DATE: August 5, 2019
SNIP: The sweltering heat wave that roasted much of Europe last month has since moved north, where it’s wreaking havoc on the Greenland ice sheet. But while all eyes are currently trained on the Arctic ice, scientists are finding that Europe’s coldest places have also suffered.
According to initial findings from the Swiss Glacier Monitoring Network (GLAMOS), Swiss glaciers experienced unusually high melt rates during the last heat wave, which occurred in late July, and an earlier heat wave that struck the continent in late June.
Matthias Huss, a glaciologist with Swiss University ETH Zurich and head of GLAMOS, tweeted last week that the nation’s glaciers lost about 800 million metric tons of ice during the two heat waves alone.
During the winter, the region received an above-average amount of snowfall, Huss pointed out. So the glaciers actually started the summer with a high level of snow cover and were doing “extraordinarily well” compared to the last few seasons, which have logged particularly strong losses, he noted. Scientists were hopeful that they’d end the season on a better note than the last few years.
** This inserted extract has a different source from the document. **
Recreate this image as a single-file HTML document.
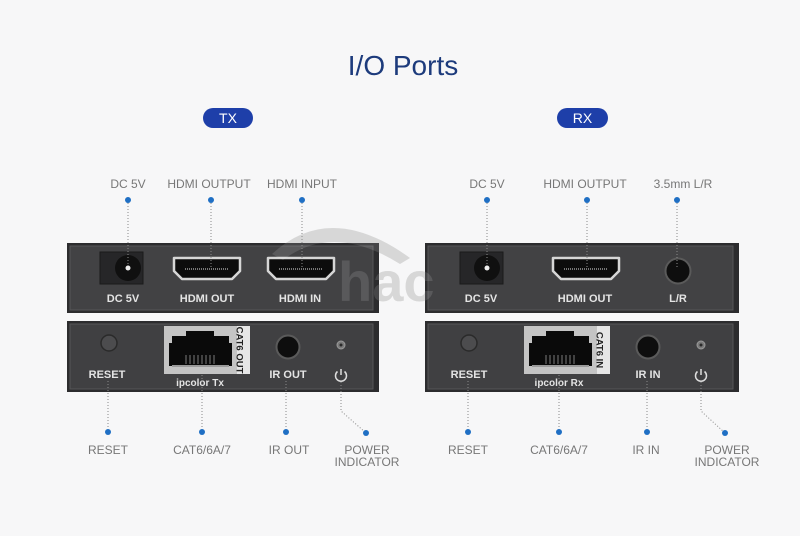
<!DOCTYPE html>
<html><head><meta charset="utf-8"><style>
html,body{margin:0;padding:0;background:#f7f7f8;}
svg{display:block;}
.lbl{font-family:"Liberation Sans",sans-serif;font-size:12px;fill:#777;text-anchor:middle;}
.bl{font-family:"Liberation Sans",sans-serif;font-size:11px;font-weight:bold;fill:#e4e4e4;text-anchor:middle;}
.dot{fill:#1f6fc4;}
.dl{stroke:#8a8a8a;stroke-width:1;stroke-dasharray:1 2;fill:none;}
</style></head><body>
<svg width="800" height="536" viewBox="0 0 800 536" xmlns="http://www.w3.org/2000/svg">
<rect width="800" height="536" fill="#f7f7f8"/>
<text x="403" y="75" font-family="Liberation Sans,sans-serif" font-size="28" fill="#1d3b7c" text-anchor="middle">I/O Ports</text>
<rect x="203" y="108" width="50" height="20" rx="10" fill="#1e3fa9"/>
<text x="228" y="123" font-family="Liberation Sans,sans-serif" font-size="14" fill="#fff" text-anchor="middle">TX</text>
<rect x="557" y="108" width="51" height="20" rx="10" fill="#1e3fa9"/>
<text x="582.5" y="123" font-family="Liberation Sans,sans-serif" font-size="14" fill="#fff" text-anchor="middle">RX</text>

<!-- watermark underlay -->
<g fill="#d2d2d2">
<path d="M272 254 Q330 200 410 258 L400 264 Q333 222 283 260 Z"/>
<text x="338" y="301" font-family="Liberation Sans,sans-serif" font-weight="bold" font-size="56">hac</text>
</g>

<!-- top labels -->
<text class="lbl" x="128" y="188">DC 5V</text>
<text class="lbl" x="209" y="188">HDMI OUTPUT</text>
<text class="lbl" x="302" y="188">HDMI INPUT</text>
<text class="lbl" x="487" y="188">DC 5V</text>
<text class="lbl" x="585" y="188">HDMI OUTPUT</text>
<text class="lbl" x="683" y="188">3.5mm L/R</text>

<!-- boxes -->
<g>
<rect x="67" y="243" width="312" height="70" fill="#2c2c2e"/>
<rect x="70" y="246" width="303" height="64" fill="#424244" stroke="#565658" stroke-width="1"/>
<rect x="67" y="321" width="312" height="71" fill="#2c2c2e"/>
<rect x="70" y="324" width="303" height="65" fill="#404042" stroke="#565658" stroke-width="1"/>
<rect x="425" y="243" width="314" height="70" fill="#2c2c2e"/>
<rect x="428" y="246" width="305" height="64" fill="#424244" stroke="#565658" stroke-width="1"/>
<rect x="425" y="321" width="314" height="71" fill="#2c2c2e"/>
<rect x="428" y="324" width="305" height="65" fill="#404042" stroke="#565658" stroke-width="1"/>
</g>

<!-- TX top components -->
<rect x="100" y="252" width="43" height="32" fill="#262628" stroke="#1a1a1a"/>
<circle cx="128" cy="268" r="13" fill="#101010"/>
<circle cx="128" cy="268" r="2.5" fill="#eee"/>
<path d="M174 258 H240 V271 L232 279 H182 L174 271 Z" fill="#0c0c0c" stroke="#d6d6d6" stroke-width="2.5" stroke-linejoin="round"/>
<line x1="185" y1="269" x2="229" y2="269" stroke="#777" stroke-width="2" stroke-dasharray="1 1"/>
<path d="M268 258 H334 V271 L326 279 H276 L268 271 Z" fill="#0c0c0c" stroke="#d6d6d6" stroke-width="2.5" stroke-linejoin="round"/>
<line x1="279" y1="269" x2="323" y2="269" stroke="#777" stroke-width="2" stroke-dasharray="1 1"/>
<text class="bl" x="123" y="302">DC 5V</text>
<text class="bl" x="207" y="302">HDMI OUT</text>
<text class="bl" x="300" y="302">HDMI IN</text>

<!-- RX top components -->
<rect x="460" y="252" width="43" height="32" fill="#262628" stroke="#1a1a1a"/>
<circle cx="487" cy="268" r="13" fill="#101010"/>
<circle cx="487" cy="268" r="2.5" fill="#eee"/>
<path d="M553 258 H619 V271 L611 279 H561 L553 271 Z" fill="#0c0c0c" stroke="#d6d6d6" stroke-width="2.5" stroke-linejoin="round"/>
<line x1="564" y1="269" x2="608" y2="269" stroke="#777" stroke-width="2" stroke-dasharray="1 1"/>
<circle cx="678" cy="271" r="12.5" fill="#0e0e0e" stroke="#5a5a5a" stroke-width="2"/>
<text class="bl" x="481" y="302">DC 5V</text>
<text class="bl" x="585" y="302">HDMI OUT</text>
<text class="bl" x="678" y="302">L/R</text>

<!-- TX bottom components -->
<circle cx="109" cy="343" r="8" fill="#4c4c4e" stroke="#2a2a2a" stroke-width="1.5"/>
<rect x="164" y="326" width="73" height="48" fill="#c4c4c4"/>
<path d="M186 331 H214 V336 H229 V343 H232 V366 H169 V343 H172 V336 H186 Z" fill="#0a0a0a"/>
<line x1="172" y1="366" x2="229" y2="366" stroke="#9a9a9a" stroke-width="2"/>
<g stroke="#7a7a7a" stroke-width="1"><line x1="186" y1="355" x2="186" y2="364"/><line x1="190" y1="355" x2="190" y2="364"/><line x1="194" y1="355" x2="194" y2="364"/><line x1="198" y1="355" x2="198" y2="364"/><line x1="202" y1="355" x2="202" y2="364"/><line x1="206" y1="355" x2="206" y2="364"/><line x1="210" y1="355" x2="210" y2="364"/><line x1="214" y1="355" x2="214" y2="364"/></g>
<rect x="237" y="326" width="13" height="48" fill="#e6e6e6"/>
<text x="240" y="350" transform="rotate(90 240 350)" font-family="Liberation Sans,sans-serif" font-size="9.5" font-weight="bold" fill="#222" text-anchor="middle" dy="3.5">CAT6 OUT</text>
<circle cx="288" cy="347" r="11.5" fill="#0e0e0e" stroke="#5a5a5a" stroke-width="2"/>
<circle cx="341" cy="345" r="4" fill="#7a7a7a" stroke="#9a9a9a" stroke-width="1"/>
<circle cx="341" cy="345" r="1.5" fill="#2a2a2a"/>
<text class="bl" x="107" y="378">RESET</text>
<text class="bl" x="288" y="378">IR OUT</text>
<text x="200" y="386" font-family="Liberation Sans,sans-serif" font-size="10" font-weight="bold" fill="#e4e4e4" text-anchor="middle">ipcolor Tx</text>
<path d="M337.5 371.5 A5.5 5.5 0 1 0 344.5 371.5" fill="none" stroke="#ddd" stroke-width="1.5"/>
<line x1="341" y1="369" x2="341" y2="375" stroke="#ddd" stroke-width="1.5"/>

<!-- RX bottom components -->
<circle cx="469" cy="343" r="8" fill="#4c4c4e" stroke="#2a2a2a" stroke-width="1.5"/>
<rect x="524" y="326" width="73" height="48" fill="#c4c4c4"/>
<path d="M546 331 H574 V336 H589 V343 H592 V366 H529 V343 H532 V336 H546 Z" fill="#0a0a0a"/>
<line x1="532" y1="366" x2="589" y2="366" stroke="#9a9a9a" stroke-width="2"/>
<g stroke="#7a7a7a" stroke-width="1"><line x1="546" y1="355" x2="546" y2="364"/><line x1="550" y1="355" x2="550" y2="364"/><line x1="554" y1="355" x2="554" y2="364"/><line x1="558" y1="355" x2="558" y2="364"/><line x1="562" y1="355" x2="562" y2="364"/><line x1="566" y1="355" x2="566" y2="364"/><line x1="570" y1="355" x2="570" y2="364"/><line x1="574" y1="355" x2="574" y2="364"/></g>
<rect x="597" y="326" width="13" height="48" fill="#e6e6e6"/>
<text x="600" y="350" transform="rotate(90 600 350)" font-family="Liberation Sans,sans-serif" font-size="9.5" font-weight="bold" fill="#222" text-anchor="middle" dy="3.5">CAT6 IN</text>
<circle cx="648" cy="347" r="11.5" fill="#0e0e0e" stroke="#5a5a5a" stroke-width="2"/>
<circle cx="701" cy="345" r="4" fill="#7a7a7a" stroke="#9a9a9a" stroke-width="1"/>
<circle cx="701" cy="345" r="1.5" fill="#2a2a2a"/>
<text class="bl" x="469" y="378">RESET</text>
<text class="bl" x="648" y="378">IR IN</text>
<text x="559" y="386" font-family="Liberation Sans,sans-serif" font-size="10" font-weight="bold" fill="#e4e4e4" text-anchor="middle">ipcolor Rx</text>
<path d="M697.5 371.5 A5.5 5.5 0 1 0 704.5 371.5" fill="none" stroke="#ddd" stroke-width="1.5"/>
<line x1="701" y1="369" x2="701" y2="375" stroke="#ddd" stroke-width="1.5"/>

<!-- watermark overlay on boxes -->
<g fill="#ffffff" opacity="0.12">
<path d="M272 254 Q330 200 410 258 L400 264 Q333 222 283 260 Z"/>
<text x="338" y="301" font-family="Liberation Sans,sans-serif" font-weight="bold" font-size="56">hac</text>
</g>

<!-- top connectors -->
<line class="dl" x1="128" y1="200" x2="128" y2="266"/>
<line class="dl" x1="211" y1="200" x2="211" y2="268"/>
<line class="dl" x1="302" y1="200" x2="302" y2="268"/>
<line class="dl" x1="487" y1="200" x2="487" y2="266"/>
<line class="dl" x1="587" y1="200" x2="587" y2="268"/>
<line class="dl" x1="677" y1="200" x2="677" y2="268"/>
<circle class="dot" cx="128" cy="200" r="3"/>
<circle class="dot" cx="211" cy="200" r="3"/>
<circle class="dot" cx="302" cy="200" r="3"/>
<circle class="dot" cx="487" cy="200" r="3"/>
<circle class="dot" cx="587" cy="200" r="3"/>
<circle class="dot" cx="677" cy="200" r="3"/>

<!-- bottom connectors TX -->
<line class="dl" x1="108" y1="381" x2="108" y2="432"/>
<line class="dl" x1="202" y1="375" x2="202" y2="432"/>
<line class="dl" x1="286" y1="381" x2="286" y2="432"/>
<polyline class="dl" points="341,382 341,411 366,433"/>
<circle class="dot" cx="108" cy="432" r="3"/>
<circle class="dot" cx="202" cy="432" r="3"/>
<circle class="dot" cx="286" cy="432" r="3"/>
<circle class="dot" cx="366" cy="433" r="3"/>
<text class="lbl" x="108" y="454">RESET</text>
<text class="lbl" x="202" y="454">CAT6/6A/7</text>
<text class="lbl" x="289" y="454">IR OUT</text>
<text class="lbl" x="367" y="454">POWER</text>
<text class="lbl" x="367" y="466">INDICATOR</text>

<!-- bottom connectors RX -->
<line class="dl" x1="468" y1="381" x2="468" y2="432"/>
<line class="dl" x1="559" y1="375" x2="559" y2="432"/>
<line class="dl" x1="647" y1="381" x2="647" y2="432"/>
<polyline class="dl" points="701,382 701,411 725,433"/>
<circle class="dot" cx="468" cy="432" r="3"/>
<circle class="dot" cx="559" cy="432" r="3"/>
<circle class="dot" cx="647" cy="432" r="3"/>
<circle class="dot" cx="725" cy="433" r="3"/>
<text class="lbl" x="468" y="454">RESET</text>
<text class="lbl" x="559" y="454">CAT6/6A/7</text>
<text class="lbl" x="646" y="454">IR IN</text>
<text class="lbl" x="727" y="454">POWER</text>
<text class="lbl" x="727" y="466">INDICATOR</text>
</svg>
</body></html>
But once the first heat wave struck, the snow began to rapidly melt away.
“Now, because of these two heat waves, we have tracked very fast downward,” Huss told E&E News. “And we are now at the average of the last 10 years, or even already a bit below.”
Summers like this one, marked by extraordinary heat waves and high levels of melt, only exacerbate the problem.
“Now we are really seeing almost every year another extreme year,” Huss said. “And this is what is actually a problem.”